— start of Data shown —

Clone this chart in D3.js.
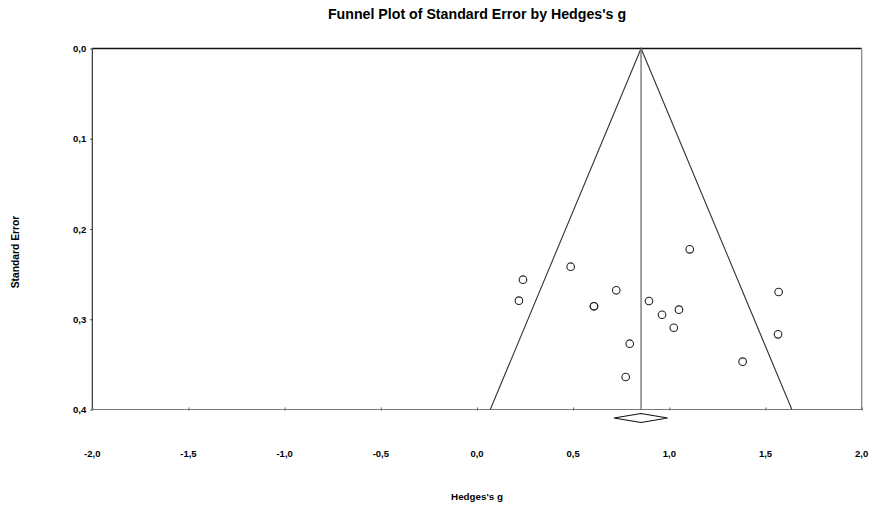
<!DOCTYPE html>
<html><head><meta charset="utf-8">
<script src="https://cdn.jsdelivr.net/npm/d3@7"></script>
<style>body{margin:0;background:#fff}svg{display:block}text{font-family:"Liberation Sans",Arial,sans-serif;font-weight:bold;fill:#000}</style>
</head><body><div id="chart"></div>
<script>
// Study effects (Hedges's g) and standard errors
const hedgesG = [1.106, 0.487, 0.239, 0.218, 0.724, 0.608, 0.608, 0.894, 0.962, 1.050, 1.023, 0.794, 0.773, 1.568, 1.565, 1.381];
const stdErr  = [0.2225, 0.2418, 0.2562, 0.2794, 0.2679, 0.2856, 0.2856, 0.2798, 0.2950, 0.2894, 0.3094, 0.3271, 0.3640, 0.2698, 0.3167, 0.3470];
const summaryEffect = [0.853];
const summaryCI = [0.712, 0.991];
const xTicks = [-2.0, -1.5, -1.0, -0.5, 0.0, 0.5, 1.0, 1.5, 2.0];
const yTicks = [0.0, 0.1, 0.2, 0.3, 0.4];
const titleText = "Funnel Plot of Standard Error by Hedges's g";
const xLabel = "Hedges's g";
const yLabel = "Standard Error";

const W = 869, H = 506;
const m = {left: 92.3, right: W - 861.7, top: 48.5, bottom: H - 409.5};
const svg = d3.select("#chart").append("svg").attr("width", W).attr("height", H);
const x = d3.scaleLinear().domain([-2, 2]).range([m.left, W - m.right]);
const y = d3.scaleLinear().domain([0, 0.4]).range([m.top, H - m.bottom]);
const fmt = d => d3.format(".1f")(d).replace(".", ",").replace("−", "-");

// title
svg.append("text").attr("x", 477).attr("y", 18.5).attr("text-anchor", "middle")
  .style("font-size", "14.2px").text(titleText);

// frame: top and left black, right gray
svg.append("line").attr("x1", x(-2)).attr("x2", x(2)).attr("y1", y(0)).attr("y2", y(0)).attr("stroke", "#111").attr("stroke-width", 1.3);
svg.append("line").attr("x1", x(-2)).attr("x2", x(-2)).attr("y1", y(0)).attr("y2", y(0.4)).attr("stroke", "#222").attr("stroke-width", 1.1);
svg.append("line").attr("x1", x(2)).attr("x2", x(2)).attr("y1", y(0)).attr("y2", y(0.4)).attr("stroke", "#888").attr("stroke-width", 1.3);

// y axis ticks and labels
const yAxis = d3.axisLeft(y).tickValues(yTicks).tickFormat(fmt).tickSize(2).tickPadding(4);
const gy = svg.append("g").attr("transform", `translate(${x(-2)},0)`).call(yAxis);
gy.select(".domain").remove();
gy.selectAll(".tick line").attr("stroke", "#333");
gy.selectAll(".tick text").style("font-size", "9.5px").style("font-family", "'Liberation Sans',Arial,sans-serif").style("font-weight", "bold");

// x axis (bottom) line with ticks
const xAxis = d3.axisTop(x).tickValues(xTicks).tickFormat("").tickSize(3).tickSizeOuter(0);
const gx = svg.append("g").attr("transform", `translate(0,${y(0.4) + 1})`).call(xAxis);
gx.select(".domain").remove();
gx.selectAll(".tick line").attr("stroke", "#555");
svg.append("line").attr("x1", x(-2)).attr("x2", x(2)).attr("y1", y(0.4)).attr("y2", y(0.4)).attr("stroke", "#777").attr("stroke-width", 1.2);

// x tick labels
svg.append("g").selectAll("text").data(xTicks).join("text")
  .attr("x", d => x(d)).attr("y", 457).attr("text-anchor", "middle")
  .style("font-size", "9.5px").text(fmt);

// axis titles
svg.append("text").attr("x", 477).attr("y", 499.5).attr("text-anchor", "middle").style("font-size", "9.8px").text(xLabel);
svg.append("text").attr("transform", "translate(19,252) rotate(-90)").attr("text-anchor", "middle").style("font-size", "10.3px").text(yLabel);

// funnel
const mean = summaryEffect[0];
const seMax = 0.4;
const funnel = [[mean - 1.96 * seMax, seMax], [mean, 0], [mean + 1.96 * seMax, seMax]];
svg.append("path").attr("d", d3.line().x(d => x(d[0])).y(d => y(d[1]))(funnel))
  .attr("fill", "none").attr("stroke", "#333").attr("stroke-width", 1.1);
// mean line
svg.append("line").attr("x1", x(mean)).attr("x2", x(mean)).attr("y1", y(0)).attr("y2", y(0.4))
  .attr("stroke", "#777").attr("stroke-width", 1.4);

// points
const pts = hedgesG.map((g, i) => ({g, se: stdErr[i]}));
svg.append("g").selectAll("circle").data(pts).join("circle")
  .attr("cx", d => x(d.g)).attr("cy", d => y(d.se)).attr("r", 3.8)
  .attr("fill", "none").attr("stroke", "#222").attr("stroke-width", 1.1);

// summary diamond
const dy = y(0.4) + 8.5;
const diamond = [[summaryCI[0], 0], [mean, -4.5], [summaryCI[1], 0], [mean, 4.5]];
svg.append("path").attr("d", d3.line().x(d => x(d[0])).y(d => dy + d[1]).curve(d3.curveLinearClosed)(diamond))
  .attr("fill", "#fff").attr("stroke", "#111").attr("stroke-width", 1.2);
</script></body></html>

— end of Data shown —

| Stated problem |
Quote every line word for word and keep the images out of the copy.

| Written solution |
Clone this chart in D3.js.
<!DOCTYPE html>
<html><head><meta charset="utf-8">
<script src="https://cdn.jsdelivr.net/npm/d3@7"></script>
<style>body{margin:0;background:#fff}svg{display:block}text{font-family:"Liberation Sans",Arial,sans-serif;font-weight:bold;fill:#000}</style>
</head><body><div id="chart"></div>
<script>
// Study effects (Hedges's g) and standard errors
const hedgesG = [1.106, 0.487, 0.239, 0.218, 0.724, 0.608, 0.608, 0.894, 0.962, 1.050, 1.023, 0.794, 0.773, 1.568, 1.565, 1.381];
const stdErr  = [0.2225, 0.2418, 0.2562, 0.2794, 0.2679, 0.2856, 0.2856, 0.2798, 0.2950, 0.2894, 0.3094, 0.3271, 0.3640, 0.2698, 0.3167, 0.3470];
const summaryEffect = [0.853];
const summaryCI = [0.712, 0.991];
const xTicks = [-2.0, -1.5, -1.0, -0.5, 0.0, 0.5, 1.0, 1.5, 2.0];
const yTicks = [0.0, 0.1, 0.2, 0.3, 0.4];
const titleText = "Funnel Plot of Standard Error by Hedges's g";
const xLabel = "Hedges's g";
const yLabel = "Standard Error";

const W = 869, H = 506;
const m = {left: 92.3, right: W - 861.7, top: 48.5, bottom: H - 409.5};
const svg = d3.select("#chart").append("svg").attr("width", W).attr("height", H);
const x = d3.scaleLinear().domain([-2, 2]).range([m.left, W - m.right]);
const y = d3.scaleLinear().domain([0, 0.4]).range([m.top, H - m.bottom]);
const fmt = d => d3.format(".1f")(d).replace(".", ",").replace("−", "-");

// title
svg.append("text").attr("x", 477).attr("y", 18.5).attr("text-anchor", "middle")
  .style("font-size", "14.2px").text(titleText);

// frame: top and left black, right gray
svg.append("line").attr("x1", x(-2)).attr("x2", x(2)).attr("y1", y(0)).attr("y2", y(0)).attr("stroke", "#111").attr("stroke-width", 1.3);
svg.append("line").attr("x1", x(-2)).attr("x2", x(-2)).attr("y1", y(0)).attr("y2", y(0.4)).attr("stroke", "#222").attr("stroke-width", 1.1);
svg.append("line").attr("x1", x(2)).attr("x2", x(2)).attr("y1", y(0)).attr("y2", y(0.4)).attr("stroke", "#888").attr("stroke-width", 1.3);

// y axis ticks and labels
const yAxis = d3.axisLeft(y).tickValues(yTicks).tickFormat(fmt).tickSize(2).tickPadding(4);
const gy = svg.append("g").attr("transform", `translate(${x(-2)},0)`).call(yAxis);
gy.select(".domain").remove();
gy.selectAll(".tick line").attr("stroke", "#333");
gy.selectAll(".tick text").style("font-size", "9.5px").style("font-family", "'Liberation Sans',Arial,sans-serif").style("font-weight", "bold");

// x axis (bottom) line with ticks
const xAxis = d3.axisTop(x).tickValues(xTicks).tickFormat("").tickSize(3).tickSizeOuter(0);
const gx = svg.append("g").attr("transform", `translate(0,${y(0.4) + 1})`).call(xAxis);
gx.select(".domain").remove();
gx.selectAll(".tick line").attr("stroke", "#555");
svg.append("line").attr("x1", x(-2)).attr("x2", x(2)).attr("y1", y(0.4)).attr("y2", y(0.4)).attr("stroke", "#777").attr("stroke-width", 1.2);

// x tick labels
svg.append("g").selectAll("text").data(xTicks).join("text")
  .attr("x", d => x(d)).attr("y", 457).attr("text-anchor", "middle")
  .style("font-size", "9.5px").text(fmt);

// axis titles
svg.append("text").attr("x", 477).attr("y", 499.5).attr("text-anchor", "middle").style("font-size", "9.8px").text(xLabel);
svg.append("text").attr("transform", "translate(19,252) rotate(-90)").attr("text-anchor", "middle").style("font-size", "10.3px").text(yLabel);

// funnel
const mean = summaryEffect[0];
const seMax = 0.4;
const funnel = [[mean - 1.96 * seMax, seMax], [mean, 0], [mean + 1.96 * seMax, seMax]];
svg.append("path").attr("d", d3.line().x(d => x(d[0])).y(d => y(d[1]))(funnel))
  .attr("fill", "none").attr("stroke", "#333").attr("stroke-width", 1.1);
// mean line
svg.append("line").attr("x1", x(mean)).attr("x2", x(mean)).attr("y1", y(0)).attr("y2", y(0.4))
  .attr("stroke", "#777").attr("stroke-width", 1.4);

// points
const pts = hedgesG.map((g, i) => ({g, se: stdErr[i]}));
svg.append("g").selectAll("circle").data(pts).join("circle")
  .attr("cx", d => x(d.g)).attr("cy", d => y(d.se)).attr("r", 3.8)
  .attr("fill", "none").attr("stroke", "#222").attr("stroke-width", 1.1);

// summary diamond
const dy = y(0.4) + 8.5;
const diamond = [[summaryCI[0], 0], [mean, -4.5], [summaryCI[1], 0], [mean, 4.5]];
svg.append("path").attr("d", d3.line().x(d => x(d[0])).y(d => dy + d[1]).curve(d3.curveLinearClosed)(diamond))
  .attr("fill", "#fff").attr("stroke", "#111").attr("stroke-width", 1.2);
</script></body></html>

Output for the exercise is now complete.